TASK OBJECTIVE: Every line of the material below should be repeated exactly.

++++++

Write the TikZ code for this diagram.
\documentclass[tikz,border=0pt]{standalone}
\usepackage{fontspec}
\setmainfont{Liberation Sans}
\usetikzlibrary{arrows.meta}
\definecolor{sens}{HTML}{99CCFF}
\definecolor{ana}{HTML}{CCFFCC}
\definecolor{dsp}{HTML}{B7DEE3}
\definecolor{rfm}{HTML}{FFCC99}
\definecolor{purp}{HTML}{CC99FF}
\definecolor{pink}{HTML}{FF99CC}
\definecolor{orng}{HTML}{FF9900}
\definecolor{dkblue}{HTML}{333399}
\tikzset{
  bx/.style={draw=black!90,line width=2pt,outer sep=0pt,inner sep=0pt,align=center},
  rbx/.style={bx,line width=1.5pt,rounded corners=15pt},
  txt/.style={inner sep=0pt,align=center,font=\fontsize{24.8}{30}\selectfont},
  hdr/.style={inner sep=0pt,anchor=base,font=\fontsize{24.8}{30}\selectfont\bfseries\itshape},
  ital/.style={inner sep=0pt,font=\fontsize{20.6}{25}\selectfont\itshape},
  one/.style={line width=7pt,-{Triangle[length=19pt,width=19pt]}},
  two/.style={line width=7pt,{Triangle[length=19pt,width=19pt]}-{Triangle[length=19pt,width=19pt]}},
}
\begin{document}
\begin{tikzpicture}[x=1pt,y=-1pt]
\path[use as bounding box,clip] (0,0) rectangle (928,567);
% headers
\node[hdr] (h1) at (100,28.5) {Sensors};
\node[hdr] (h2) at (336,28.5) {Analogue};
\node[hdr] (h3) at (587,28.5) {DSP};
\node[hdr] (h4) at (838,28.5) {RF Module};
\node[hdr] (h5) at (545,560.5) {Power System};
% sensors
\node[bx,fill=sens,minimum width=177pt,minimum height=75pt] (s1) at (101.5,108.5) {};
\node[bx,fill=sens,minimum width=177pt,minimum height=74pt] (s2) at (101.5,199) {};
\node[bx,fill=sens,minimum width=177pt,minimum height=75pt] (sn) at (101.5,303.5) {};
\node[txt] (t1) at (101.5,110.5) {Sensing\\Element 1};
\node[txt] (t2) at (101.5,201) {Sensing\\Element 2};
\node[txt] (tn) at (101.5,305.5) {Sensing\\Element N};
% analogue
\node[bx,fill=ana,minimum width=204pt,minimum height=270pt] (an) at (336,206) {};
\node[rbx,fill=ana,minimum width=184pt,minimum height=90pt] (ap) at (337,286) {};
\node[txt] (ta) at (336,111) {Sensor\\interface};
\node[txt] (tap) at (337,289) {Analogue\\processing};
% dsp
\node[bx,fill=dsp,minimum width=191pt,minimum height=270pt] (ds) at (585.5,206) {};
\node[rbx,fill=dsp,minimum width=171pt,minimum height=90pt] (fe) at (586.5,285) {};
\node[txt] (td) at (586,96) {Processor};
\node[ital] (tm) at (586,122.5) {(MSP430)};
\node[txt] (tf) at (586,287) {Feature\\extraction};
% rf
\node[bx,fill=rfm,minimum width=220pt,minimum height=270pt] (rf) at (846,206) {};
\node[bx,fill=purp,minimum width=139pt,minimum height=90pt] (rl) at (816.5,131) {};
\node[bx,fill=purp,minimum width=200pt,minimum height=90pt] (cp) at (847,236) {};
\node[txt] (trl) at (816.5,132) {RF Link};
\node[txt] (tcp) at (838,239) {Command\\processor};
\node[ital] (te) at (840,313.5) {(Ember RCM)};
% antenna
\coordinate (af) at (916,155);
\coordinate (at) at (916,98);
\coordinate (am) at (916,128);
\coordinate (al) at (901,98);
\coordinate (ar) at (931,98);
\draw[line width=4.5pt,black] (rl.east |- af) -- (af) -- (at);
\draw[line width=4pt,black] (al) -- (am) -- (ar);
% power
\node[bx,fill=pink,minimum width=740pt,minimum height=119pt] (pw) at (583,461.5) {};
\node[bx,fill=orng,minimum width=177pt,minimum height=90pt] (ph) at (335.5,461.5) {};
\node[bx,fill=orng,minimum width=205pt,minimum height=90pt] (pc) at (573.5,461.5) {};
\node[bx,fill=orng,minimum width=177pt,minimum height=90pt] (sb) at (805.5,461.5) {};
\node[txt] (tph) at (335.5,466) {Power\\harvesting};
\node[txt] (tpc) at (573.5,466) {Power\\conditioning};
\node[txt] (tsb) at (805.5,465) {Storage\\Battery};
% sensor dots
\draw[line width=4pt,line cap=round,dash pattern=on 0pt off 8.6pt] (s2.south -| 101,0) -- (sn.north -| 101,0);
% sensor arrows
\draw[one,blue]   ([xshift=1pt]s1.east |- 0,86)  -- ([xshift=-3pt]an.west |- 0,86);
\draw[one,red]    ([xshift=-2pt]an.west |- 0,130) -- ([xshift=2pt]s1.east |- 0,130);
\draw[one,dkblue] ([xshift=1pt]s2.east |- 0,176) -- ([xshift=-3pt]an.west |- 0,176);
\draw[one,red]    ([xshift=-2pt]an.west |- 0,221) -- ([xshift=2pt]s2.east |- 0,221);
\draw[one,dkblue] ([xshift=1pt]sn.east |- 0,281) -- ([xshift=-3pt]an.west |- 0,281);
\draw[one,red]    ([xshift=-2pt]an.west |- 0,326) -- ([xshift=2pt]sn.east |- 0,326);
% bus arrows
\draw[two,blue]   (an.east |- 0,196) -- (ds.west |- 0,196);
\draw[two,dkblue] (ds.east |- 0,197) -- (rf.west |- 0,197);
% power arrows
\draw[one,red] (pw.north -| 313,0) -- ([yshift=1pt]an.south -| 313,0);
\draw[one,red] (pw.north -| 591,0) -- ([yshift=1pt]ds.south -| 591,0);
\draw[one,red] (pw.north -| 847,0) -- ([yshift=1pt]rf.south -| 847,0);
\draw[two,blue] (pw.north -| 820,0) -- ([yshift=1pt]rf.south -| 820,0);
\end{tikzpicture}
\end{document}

++++++

WORKED ANSWER:
Write the TikZ code for this diagram.
\documentclass[tikz,border=0pt]{standalone}
\usepackage{fontspec}
\setmainfont{Liberation Sans}
\usetikzlibrary{arrows.meta}
\definecolor{sens}{HTML}{99CCFF}
\definecolor{ana}{HTML}{CCFFCC}
\definecolor{dsp}{HTML}{B7DEE3}
\definecolor{rfm}{HTML}{FFCC99}
\definecolor{purp}{HTML}{CC99FF}
\definecolor{pink}{HTML}{FF99CC}
\definecolor{orng}{HTML}{FF9900}
\definecolor{dkblue}{HTML}{333399}
\tikzset{
  bx/.style={draw=black!90,line width=2pt,outer sep=0pt,inner sep=0pt,align=center},
  rbx/.style={bx,line width=1.5pt,rounded corners=15pt},
  txt/.style={inner sep=0pt,align=center,font=\fontsize{24.8}{30}\selectfont},
  hdr/.style={inner sep=0pt,anchor=base,font=\fontsize{24.8}{30}\selectfont\bfseries\itshape},
  ital/.style={inner sep=0pt,font=\fontsize{20.6}{25}\selectfont\itshape},
  one/.style={line width=7pt,-{Triangle[length=19pt,width=19pt]}},
  two/.style={line width=7pt,{Triangle[length=19pt,width=19pt]}-{Triangle[length=19pt,width=19pt]}},
}
\begin{document}
\begin{tikzpicture}[x=1pt,y=-1pt]
\path[use as bounding box,clip] (0,0) rectangle (928,567);
% headers
\node[hdr] (h1) at (100,28.5) {Sensors};
\node[hdr] (h2) at (336,28.5) {Analogue};
\node[hdr] (h3) at (587,28.5) {DSP};
\node[hdr] (h4) at (838,28.5) {RF Module};
\node[hdr] (h5) at (545,560.5) {Power System};
% sensors
\node[bx,fill=sens,minimum width=177pt,minimum height=75pt] (s1) at (101.5,108.5) {};
\node[bx,fill=sens,minimum width=177pt,minimum height=74pt] (s2) at (101.5,199) {};
\node[bx,fill=sens,minimum width=177pt,minimum height=75pt] (sn) at (101.5,303.5) {};
\node[txt] (t1) at (101.5,110.5) {Sensing\\Element 1};
\node[txt] (t2) at (101.5,201) {Sensing\\Element 2};
\node[txt] (tn) at (101.5,305.5) {Sensing\\Element N};
% analogue
\node[bx,fill=ana,minimum width=204pt,minimum height=270pt] (an) at (336,206) {};
\node[rbx,fill=ana,minimum width=184pt,minimum height=90pt] (ap) at (337,286) {};
\node[txt] (ta) at (336,111) {Sensor\\interface};
\node[txt] (tap) at (337,289) {Analogue\\processing};
% dsp
\node[bx,fill=dsp,minimum width=191pt,minimum height=270pt] (ds) at (585.5,206) {};
\node[rbx,fill=dsp,minimum width=171pt,minimum height=90pt] (fe) at (586.5,285) {};
\node[txt] (td) at (586,96) {Processor};
\node[ital] (tm) at (586,122.5) {(MSP430)};
\node[txt] (tf) at (586,287) {Feature\\extraction};
% rf
\node[bx,fill=rfm,minimum width=220pt,minimum height=270pt] (rf) at (846,206) {};
\node[bx,fill=purp,minimum width=139pt,minimum height=90pt] (rl) at (816.5,131) {};
\node[bx,fill=purp,minimum width=200pt,minimum height=90pt] (cp) at (847,236) {};
\node[txt] (trl) at (816.5,132) {RF Link};
\node[txt] (tcp) at (838,239) {Command\\processor};
\node[ital] (te) at (840,313.5) {(Ember RCM)};
% antenna
\coordinate (af) at (916,155);
\coordinate (at) at (916,98);
\coordinate (am) at (916,128);
\coordinate (al) at (901,98);
\coordinate (ar) at (931,98);
\draw[line width=4.5pt,black] (rl.east |- af) -- (af) -- (at);
\draw[line width=4pt,black] (al) -- (am) -- (ar);
% power
\node[bx,fill=pink,minimum width=740pt,minimum height=119pt] (pw) at (583,461.5) {};
\node[bx,fill=orng,minimum width=177pt,minimum height=90pt] (ph) at (335.5,461.5) {};
\node[bx,fill=orng,minimum width=205pt,minimum height=90pt] (pc) at (573.5,461.5) {};
\node[bx,fill=orng,minimum width=177pt,minimum height=90pt] (sb) at (805.5,461.5) {};
\node[txt] (tph) at (335.5,466) {Power\\harvesting};
\node[txt] (tpc) at (573.5,466) {Power\\conditioning};
\node[txt] (tsb) at (805.5,465) {Storage\\Battery};
% sensor dots
\draw[line width=4pt,line cap=round,dash pattern=on 0pt off 8.6pt] (s2.south -| 101,0) -- (sn.north -| 101,0);
% sensor arrows
\draw[one,blue]   ([xshift=1pt]s1.east |- 0,86)  -- ([xshift=-3pt]an.west |- 0,86);
\draw[one,red]    ([xshift=-2pt]an.west |- 0,130) -- ([xshift=2pt]s1.east |- 0,130);
\draw[one,dkblue] ([xshift=1pt]s2.east |- 0,176) -- ([xshift=-3pt]an.west |- 0,176);
\draw[one,red]    ([xshift=-2pt]an.west |- 0,221) -- ([xshift=2pt]s2.east |- 0,221);
\draw[one,dkblue] ([xshift=1pt]sn.east |- 0,281) -- ([xshift=-3pt]an.west |- 0,281);
\draw[one,red]    ([xshift=-2pt]an.west |- 0,326) -- ([xshift=2pt]sn.east |- 0,326);
% bus arrows
\draw[two,blue]   (an.east |- 0,196) -- (ds.west |- 0,196);
\draw[two,dkblue] (ds.east |- 0,197) -- (rf.west |- 0,197);
% power arrows
\draw[one,red] (pw.north -| 313,0) -- ([yshift=1pt]an.south -| 313,0);
\draw[one,red] (pw.north -| 591,0) -- ([yshift=1pt]ds.south -| 591,0);
\draw[one,red] (pw.north -| 847,0) -- ([yshift=1pt]rf.south -| 847,0);
\draw[two,blue] (pw.north -| 820,0) -- ([yshift=1pt]rf.south -| 820,0);
\end{tikzpicture}
\end{document}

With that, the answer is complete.